## Set problem
Below is a block of data; give all of it again word for word.

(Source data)
━━━━━━

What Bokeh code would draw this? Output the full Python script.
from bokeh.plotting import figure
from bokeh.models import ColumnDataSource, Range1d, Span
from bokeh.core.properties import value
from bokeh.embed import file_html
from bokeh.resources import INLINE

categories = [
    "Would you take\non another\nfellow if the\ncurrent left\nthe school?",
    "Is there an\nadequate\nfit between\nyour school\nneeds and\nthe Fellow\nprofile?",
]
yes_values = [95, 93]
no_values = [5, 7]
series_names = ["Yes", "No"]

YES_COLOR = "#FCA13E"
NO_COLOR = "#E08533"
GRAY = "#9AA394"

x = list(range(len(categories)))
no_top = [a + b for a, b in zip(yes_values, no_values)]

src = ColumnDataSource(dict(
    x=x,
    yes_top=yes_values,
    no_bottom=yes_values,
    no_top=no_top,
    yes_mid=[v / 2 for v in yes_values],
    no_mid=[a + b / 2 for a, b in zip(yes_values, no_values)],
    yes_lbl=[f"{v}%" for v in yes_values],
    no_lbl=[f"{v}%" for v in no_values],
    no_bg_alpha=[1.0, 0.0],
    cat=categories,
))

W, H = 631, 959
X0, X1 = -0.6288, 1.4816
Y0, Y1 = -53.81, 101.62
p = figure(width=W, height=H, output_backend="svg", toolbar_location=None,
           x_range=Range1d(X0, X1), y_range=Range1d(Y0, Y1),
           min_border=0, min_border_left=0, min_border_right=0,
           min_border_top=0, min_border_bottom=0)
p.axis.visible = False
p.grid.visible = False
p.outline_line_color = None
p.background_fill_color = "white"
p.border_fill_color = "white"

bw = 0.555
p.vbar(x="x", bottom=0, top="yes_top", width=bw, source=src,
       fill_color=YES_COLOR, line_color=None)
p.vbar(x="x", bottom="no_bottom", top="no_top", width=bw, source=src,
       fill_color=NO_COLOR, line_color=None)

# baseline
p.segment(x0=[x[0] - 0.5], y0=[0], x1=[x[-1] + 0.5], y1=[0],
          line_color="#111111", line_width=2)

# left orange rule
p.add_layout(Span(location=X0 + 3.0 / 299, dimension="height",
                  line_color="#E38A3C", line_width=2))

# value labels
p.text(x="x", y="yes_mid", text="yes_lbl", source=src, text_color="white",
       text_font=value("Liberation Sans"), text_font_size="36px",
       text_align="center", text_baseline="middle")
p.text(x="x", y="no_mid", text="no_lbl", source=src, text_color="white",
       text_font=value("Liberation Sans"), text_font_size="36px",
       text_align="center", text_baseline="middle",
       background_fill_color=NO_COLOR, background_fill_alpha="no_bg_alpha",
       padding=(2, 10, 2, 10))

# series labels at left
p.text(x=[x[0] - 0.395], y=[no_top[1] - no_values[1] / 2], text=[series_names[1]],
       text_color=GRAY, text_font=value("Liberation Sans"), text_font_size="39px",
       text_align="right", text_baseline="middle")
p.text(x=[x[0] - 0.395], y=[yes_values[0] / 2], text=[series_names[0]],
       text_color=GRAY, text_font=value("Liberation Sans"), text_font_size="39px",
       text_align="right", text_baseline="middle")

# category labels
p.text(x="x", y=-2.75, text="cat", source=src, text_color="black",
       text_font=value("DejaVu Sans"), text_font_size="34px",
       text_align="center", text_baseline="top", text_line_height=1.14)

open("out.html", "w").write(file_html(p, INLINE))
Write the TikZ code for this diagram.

━━━━━━

## Response below
What Bokeh code would draw this? Output the full Python script.
from bokeh.plotting import figure
from bokeh.models import ColumnDataSource, Range1d, Span
from bokeh.core.properties import value
from bokeh.embed import file_html
from bokeh.resources import INLINE

categories = [
    "Would you take\non another\nfellow if the\ncurrent left\nthe school?",
    "Is there an\nadequate\nfit between\nyour school\nneeds and\nthe Fellow\nprofile?",
]
yes_values = [95, 93]
no_values = [5, 7]
series_names = ["Yes", "No"]

YES_COLOR = "#FCA13E"
NO_COLOR = "#E08533"
GRAY = "#9AA394"

x = list(range(len(categories)))
no_top = [a + b for a, b in zip(yes_values, no_values)]

src = ColumnDataSource(dict(
    x=x,
    yes_top=yes_values,
    no_bottom=yes_values,
    no_top=no_top,
    yes_mid=[v / 2 for v in yes_values],
    no_mid=[a + b / 2 for a, b in zip(yes_values, no_values)],
    yes_lbl=[f"{v}%" for v in yes_values],
    no_lbl=[f"{v}%" for v in no_values],
    no_bg_alpha=[1.0, 0.0],
    cat=categories,
))

W, H = 631, 959
X0, X1 = -0.6288, 1.4816
Y0, Y1 = -53.81, 101.62
p = figure(width=W, height=H, output_backend="svg", toolbar_location=None,
           x_range=Range1d(X0, X1), y_range=Range1d(Y0, Y1),
           min_border=0, min_border_left=0, min_border_right=0,
           min_border_top=0, min_border_bottom=0)
p.axis.visible = False
p.grid.visible = False
p.outline_line_color = None
p.background_fill_color = "white"
p.border_fill_color = "white"

bw = 0.555
p.vbar(x="x", bottom=0, top="yes_top", width=bw, source=src,
       fill_color=YES_COLOR, line_color=None)
p.vbar(x="x", bottom="no_bottom", top="no_top", width=bw, source=src,
       fill_color=NO_COLOR, line_color=None)

# baseline
p.segment(x0=[x[0] - 0.5], y0=[0], x1=[x[-1] + 0.5], y1=[0],
          line_color="#111111", line_width=2)

# left orange rule
p.add_layout(Span(location=X0 + 3.0 / 299, dimension="height",
                  line_color="#E38A3C", line_width=2))

# value labels
p.text(x="x", y="yes_mid", text="yes_lbl", source=src, text_color="white",
       text_font=value("Liberation Sans"), text_font_size="36px",
       text_align="center", text_baseline="middle")
p.text(x="x", y="no_mid", text="no_lbl", source=src, text_color="white",
       text_font=value("Liberation Sans"), text_font_size="36px",
       text_align="center", text_baseline="middle",
       background_fill_color=NO_COLOR, background_fill_alpha="no_bg_alpha",
       padding=(2, 10, 2, 10))

# series labels at left
p.text(x=[x[0] - 0.395], y=[no_top[1] - no_values[1] / 2], text=[series_names[1]],
       text_color=GRAY, text_font=value("Liberation Sans"), text_font_size="39px",
       text_align="right", text_baseline="middle")
p.text(x=[x[0] - 0.395], y=[yes_values[0] / 2], text=[series_names[0]],
       text_color=GRAY, text_font=value("Liberation Sans"), text_font_size="39px",
       text_align="right", text_baseline="middle")

# category labels
p.text(x="x", y=-2.75, text="cat", source=src, text_color="black",
       text_font=value("DejaVu Sans"), text_font_size="34px",
       text_align="center", text_baseline="top", text_line_height=1.14)

open("out.html", "w").write(file_html(p, INLINE))
Write the TikZ code for this diagram.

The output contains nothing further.